On Thu, Oct 17, 2013 at 06:18:38PM +0100, Arjan van de Ven wrote:
cpufreq has pre- and post-change notifiers so the current TC2 clock driver
yeah those are EVIL ;-)
waits (yields) in its clk_set_rate() implementation until the change has happened to ensure that the post-change notifier happens at the right time. Since clk_set_rate() is allowed to sleep other tasks may be running while waiting for the change to complete. This may be true for other clock drivers as well.
AFAICT, there is no way to reuse the existing cpufreq drivers in a sensible way for scheduler driven frequency scaling.
that's the conclusion we came to as well about a year ago (and is also why we're no longer using cpufreq core for the Intel pstate driver. the locking/sleeping/callback/cpuhotplug/sysfs/etc stuff is just a MESS for something that ends up being extremely simple if you just code the sequence... for us it's just one register write to change... which shows this as an extreme obviously)
We should be able to boil it down to a sequence on ARM as well.
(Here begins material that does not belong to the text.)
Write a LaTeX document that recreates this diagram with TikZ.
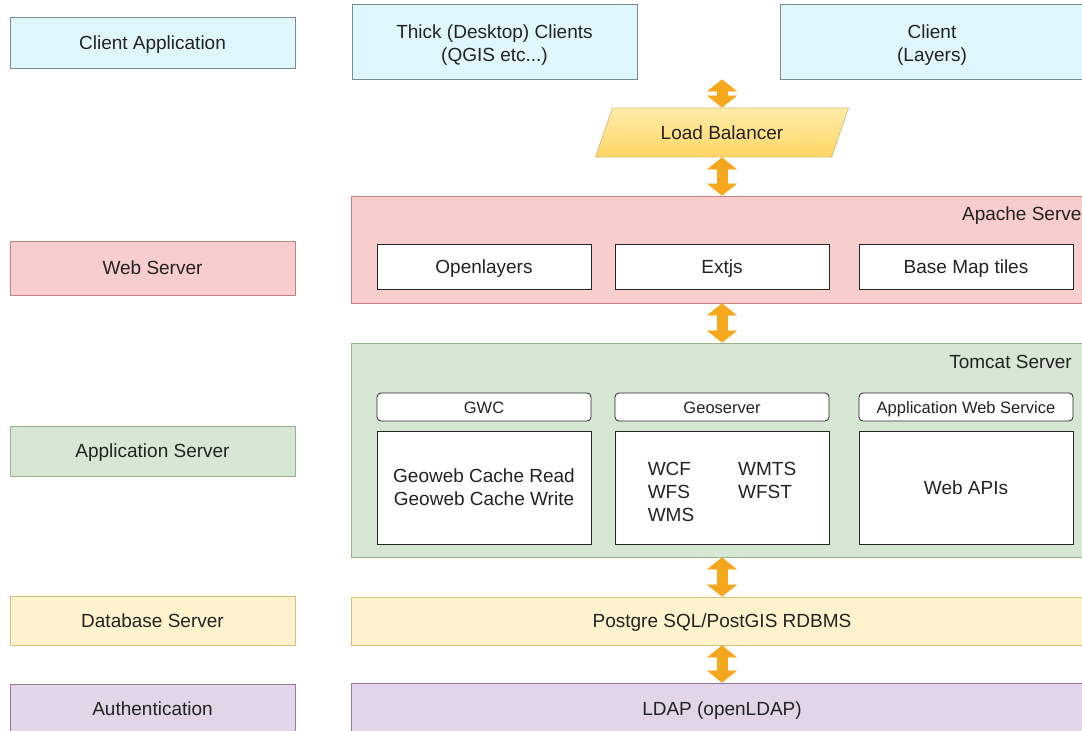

But it means dropping cpufreq and looking at the clock framework.
Are you still using the pre- and post-change notifiers on Intel, or can they be ignored safely?
Note that you still have preemption disabled in your late callback from finish_task_switch(). There's no way you can wait/yield/whatever from there. Nor is that really sane.
the other fun one with this could be that if you have a series of scheduleable tasks for changing stuff.... somehow you want to keep ordering in the requests, and only do the last one/etc. Not Fun(tm)
Agreed, I don't want to go there. Also, the overhead will probably kill any benefit that there might be.